By: John Rash
Any late-summer Target trip would have confirmed that digital devices and backpacks were ubiquitous back-to-school supplies. They were also essential for friends Larry and Lauri Kraft and their 8-year-old daughter, Jamie, and 6-year-old son, Jason. But the Kraft family of St. Louis Park won’t just be using them for the school day. They’ll also be essential at night, on weekends and during holidays as the clan embarks on a year abroad, traveling to 13 countries on six continents.
Their story, chronicled in companion parents’ and kids’ blogs, is a testament to how technological transformations can be a force for exploration, education and good, all during a time when it’s understandable that many see the world (let alone the World Wide Web) as a dangerous place.
There are two main reasons for the trip, Larry said before leaving. Recalling previous global trekking, he said that he and Lauri “found the experience of other cultures incredibly enriching, and we want to expand our kids’ horizons. And we have a lot of concern for sustainability issues that the world is facing, so we wanted to make the trip more than just about us. We want to study climate change and water availability and environmental issues and blog about it and see if we can have an impact.”

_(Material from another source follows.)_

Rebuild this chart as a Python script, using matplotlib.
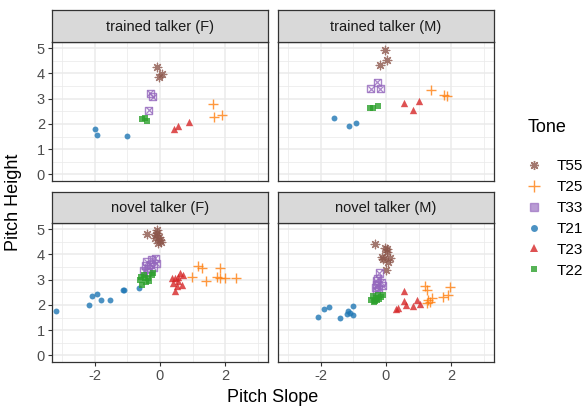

To amplify that impact beyond individuals, the Krafts created partnerships with organizations like the Wilderness Classroom, the Will Steger Foundation, the Climate Reality Project and the Center for Global Environmental Education at Hamline. (They also bought carbon credits to keep the trip’s footprint green).
They’ll not only share their learning by blogging and collaborating with these eco-organizations, but also with the kids’ classmates and teachers at Peter Hobart Elementary School in St. Louis Park.
All of this is possible, of course, because of rapid advancements in technology, which made connecting with the advocates — as well as becoming advocates — possible.
“The connections we were able to make with media would have been impossible beforehand; we wouldn’t even have known about all of them,” said Lauri.
It’s not that the Krafts aren’t tech-savvy. They met while working at U.S. Robotics, after all. And Larry was most recently an executive at Digi International.
But the way the Web has opened the world is striking, even to these seasoned travelers.
“The media changes are mind-boggling,” Larry said, reflecting on his first extensive international travel in 1990. “The first time I did this, I put a backpack on my back and traveled solo. My prime communication was postcards and ‘tissue-mailer’ airmail. I would call home about once a month and talk for about three minutes, because it was so expensive.”
Now the family’s backpacks will be bulging with digital devices that were sci-fi stuff for previous generations of travelers: iPads for blogging and school, Kindles for voracious readers, two phones and a digital camera.
“My first trip, the only electronic thing I had was a watch,” Larry added.
But even when the couple took a long Central and South American trip in 1997, just at the cusp of today’s infinite Internet era, they still had film in the camera, no cellphones and could only check e-mail by finding then-innovative Internet cafes that were sprouting up.
“When we traveled in ’97, we carried around a ‘Lonely Planet’ guidebook,” Lauri recalled. “But now we already have met so many people online even before even going.”
So far, it’s working. Reached deep in a Costa Rican rain forest on Wednesday, Larry said via e-mail that “Media can make very remote places feel much less remote.” Yet even new media can be undone by an old global scourge: power outages. “You have to realize that they can become remote again in an instant.”
And there are benefits beyond the planet not seeming as lonely as the old guidebook’s title seemed to suggest.
“For the environmental movement, media making the world seem smaller and less remote is a good thing,” Larry wrote. “If people can learn through media about faraway places, it helps us realize how interconnected we are.”
For most of us, this interconnection increasingly seems to come from wired connections. And great things can happen when Facebook supplements face time. But for the Krafts, and many others, there’s still the thrill, discovery and learning of experience-expanding travel, which now can be better amplified.
“You can’t always talk about things,” said Larry. “Sometimes you need to go do them.”